In this script, playwright Dan McCabe has created a new kind of “kitchen sink” comedy. Each male character grapples in his own way with entering into the twilight of his life, and their banter takes on the quicksilver rhythms of rap as it flips and hops over an expansive range of America’s cultural landscape. The dramatist’s revved-up dialogue pulls off a sublime balancing act: allusions to rap and hip hop crash up against references to Broadway show tunes, Amelia Earhart, and, somehow, even PBS’s cult painting teacher Bob Ross. The play jumps from topic to topic, with all the brows covered  — high, middle, and low. At one point, early in the show, Mr. Bugz points out that even Queen Elizabeth goes to work every day. Lamont quips, “The Queen is gangster, we get that.” Even the royals get some play in McCabe’s delightfully unpredictable mix.

There is an undercurrent of sadness to all the verbal energy. Mr. Bugz hides the pain generated by the pending death of his mother, while Gary intimates that he’s never recovered from the loss of so many friends from the AIDS epidemic. It is Lamont’s search for the purest rhymes required by his “new rap” that supplies the play’s quietest moments: Our pure ideas are challenged from without and from within. He’s struggling to find the right words while at the same time he is fighting against the forces that pollute creativity, the profit-savvy opportunists who chew up and spit out the purity of the art form. Lamont relates the threat to Langston Hughes’s lament, “You’ve taken my blues and gone.”

For these older men, glimpses of the future take the form of two other characters.
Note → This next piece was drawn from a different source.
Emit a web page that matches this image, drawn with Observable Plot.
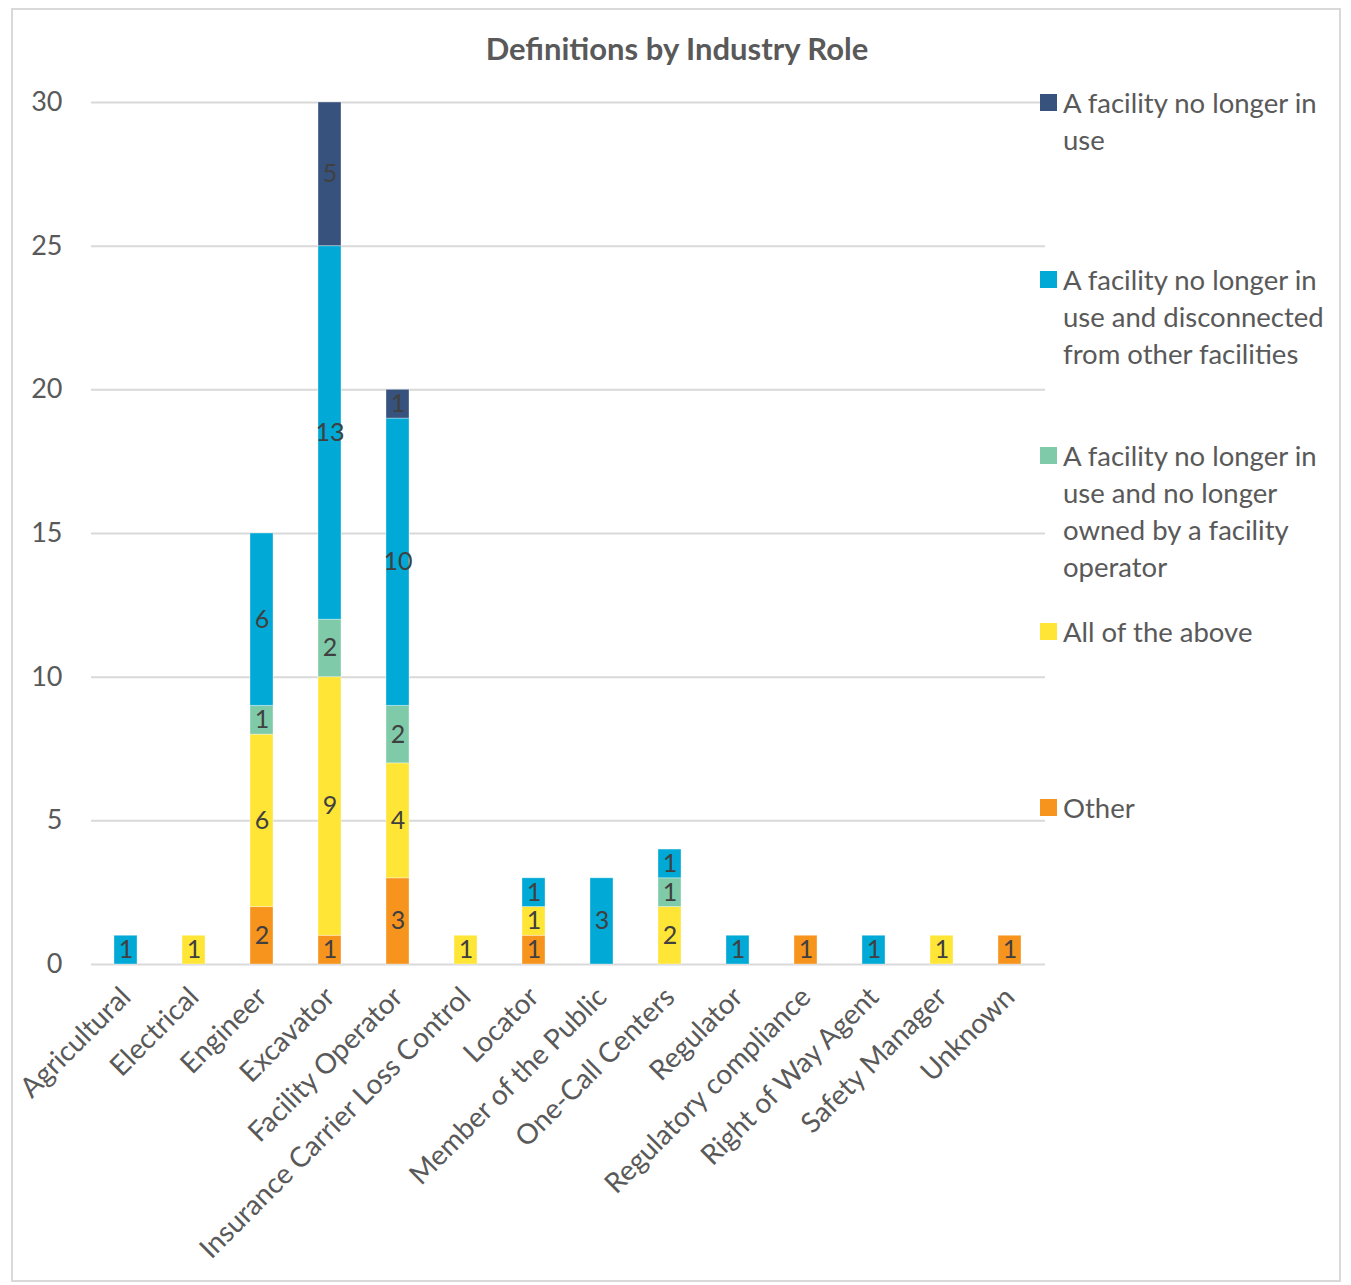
<!DOCTYPE html>
<html>
<head>
<meta charset="utf-8">
<script src="https://cdn.jsdelivr.net/npm/d3@7"></script>
<script src="https://cdn.jsdelivr.net/npm/@observablehq/plot@0.6"></script>
<style>
  html, body { margin: 0; padding: 0; background: #fff; }
  #wrap { position: relative; width: 1351px; height: 1285px; overflow: hidden; font-family: "Source Sans Pro", Lato, "Noto Sans", sans-serif; }
  #frame { position: absolute; left: 11px; top: 8px; width: 1330px; height: 1274px; border: 2px solid #d9d9d9; box-sizing: border-box; }
  #title { position: absolute; left: 0; width: 1354px; top: 29px; text-align: center; font-size: 31px; font-weight: bold; color: #595959; }
  #chart { position: absolute; left: 0; top: 0; }
  .leg { position: absolute; left: 1040px; width: 305px; font-size: 27.5px; line-height: 37px; color: #595959; }
  .leg .sw { position: absolute; left: 0; top: 10px; width: 17px; height: 17px; }
  .leg .tx { position: absolute; left: 23px; top: 0; width: 282px; }
</style>
</head>
<body>
<div id="wrap">
  <div id="frame"></div>
  <div id="chart"></div>
  <div id="title">Definitions by Industry Role</div>
  <div id="legend"></div>
</div>
<script>
const categories = ["Agricultural", "Electrical", "Engineer", "Excavator", "Facility Operator", "Insurance Carrier Loss Control", "Locator", "Member of the Public", "One-Call Centers", "Regulator", "Regulatory compliance", "Right of Way Agent", "Safety Manager", "Unknown"];
// stacking order: bottom to top
const seriesNames = ["Other", "All of the above", "A facility no longer in use and no longer owned by a facility operator", "A facility no longer in use and disconnected from other facilities", "A facility no longer in use"];
const seriesColors = ["#F7941E", "#FFE536", "#7FCBA9", "#00A9D6", "#36527D"];
const other        = [0, 0, 2, 1, 3, 0, 1, 0, 0, 0, 1, 0, 0, 1];
const allAbove     = [0, 1, 6, 9, 4, 1, 1, 0, 2, 0, 0, 0, 1, 0];
const notOwned     = [0, 0, 1, 2, 2, 0, 0, 0, 1, 0, 0, 0, 0, 0];
const disconnected = [1, 0, 6, 13, 10, 0, 1, 3, 1, 1, 0, 1, 0, 0];
const noLongerUse  = [0, 0, 0, 5, 1, 0, 0, 0, 0, 0, 0, 0, 0, 0];
const yTicks = [0, 5, 10, 15, 20, 25, 30];
const legendOrder = [4, 3, 2, 1, 0];
const legendTops = [84, 261, 437, 613, 789];

const seriesValues = [other, allAbove, notOwned, disconnected, noLongerUse];
const rows = [];
categories.forEach((c, i) => {
  seriesValues.forEach((vals, s) => {
    if (vals[i] > 0) rows.push({cat: c, series: seriesNames[s], value: vals[i]});
  });
});

const chart = Plot.plot({
  width: 1351,
  height: 1285,
  marginTop: 102,
  marginBottom: 321,
  marginLeft: 91,
  marginRight: 306,
  style: {fontFamily: '"Source Sans Pro", Lato, "Noto Sans", sans-serif', background: "transparent"},
  x: {domain: categories, paddingInner: 0.66, paddingOuter: 0.33, label: null, tickSize: 0, tickRotate: -45, tickPadding: 28},
  y: {domain: [0, 30], ticks: yTicks, label: null, tickSize: 0, tickPadding: 29},
  color: {domain: seriesNames, range: seriesColors},
  marks: [
    Plot.gridY(yTicks, {stroke: "#d9d9d9", strokeOpacity: 1, strokeWidth: 2}),
    Plot.axisY(yTicks, {tickSize: 0, tickPadding: 29, fontSize: 27, fill: "#595959", label: null}),
    Plot.axisX({tickSize: 0, tickRotate: -45, tickPadding: 28, fontSize: 28, fill: "#595959", label: null}),
    Plot.barY(rows, {x: "cat", y: "value", fill: "series", stroke: "#ffffff", strokeOpacity: 0.35, strokeWidth: 1}),
    Plot.text(rows, Plot.stackY({x: "cat", y: "value", z: "series", text: d => String(d.value), fill: "#404040", fontSize: 25}))
  ]
});
document.getElementById("chart").appendChild(chart);

const leg = document.getElementById("legend");
legendOrder.forEach((s, k) => {
  const item = document.createElement("div");
  item.className = "leg";
  item.style.top = legendTops[k] + "px";
  item.innerHTML = `<div class="sw" style="background:${seriesColors[s]}"></div><div class="tx">${seriesNames[s]}</div>`;
  leg.appendChild(item);
});
</script>
</body>
</html>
Self-confident and street-smart Val Kano (Analisa Valez) has transformed the neighborhood into her workplace. She moves so fast she needs a Segway to get around. She’s an aspiring rapper impatient for fame and ready to combat the misogynistic games that women are not supposed to acknowledge. She’s ready for a fight.

In the second act we meet another version of what’s to come with Nancy Reinstein (Izzie Steele), an aspiring actress from a privileged Westchester County background. Nancy works for Gary and is a fan of Mr. Bugz. She’s an even bigger fan of Lamont Born Cipher. She’s created a one-woman hip hop show about the life of Amelia Earhart, a project that would have sounded somewhat absurd — before the triumph of Hamilton.

Tony award–winning director Billy Porter skillfully crams these five disparate characters into a wildly entertaining evening. As in the rough-hewn tradition of the rap competition, the range of emotions matches the range of topics. McCabe makes sure the play’s characterizations are weighty enough to articulate a number of ideas, while Porter ensures that the actors are far more than just the concepts they spout.

It helps, of course, to have a stellar cast. Calloway displays a considerable complexity beneath his charming demeanor. Scurti marries humor and cynicism with ease. Omari’s strong physical presence allows glimpses of a deep sensitivity. The women, Val and Nancy, could be seen as sidebars to the protagonists, but both Velez and, to a slightly lesser extent, Steele, assert a very strong presence. Velez embraces Val, infusing the character with considerable fire and determination. Steele’s Nancy combines self-confidence and a kind of “aw shucks” detachment, a self-deprecation that makes her feel like less of an intrusion in the “neighborhood.”

Clint Ramos’s detailed exterior set, which also permits scenes to occur in Gary’s first floor apartment, is a tremendous aid to the production. In a show about rap, the sound must be stellar, and Leon Rothenberg’s design, along with Michael Sandlofer’s original music, does the trick. Driscoll Otto finds moments to pop in some flashy lighting, which provide some fun tableaus. One minor quibble: Kara Harmon’s costumes, especially for the women. Their clothing doesn’t have the kind of relaxed realism that the  action demands.

With The Purists, McCabe has written a comic drama that not only has a lot to say, but delivers its messages with an enormous amount of playful vim and vigor. That is a rarity today. In fact, this is a work of theater that makes the same demands as the best kind of rap — to understand what you have heard, you will need to experience it more than once.


David Greenham is an adjunct professor of Drama at the University of Maine at Augusta, and is the Associate Director for the Holocaust and Human Rights Center of Maine. He is the current chair of the Maine Arts Commission, and has been a theater artist and arts administrator in Maine for more than 25 years.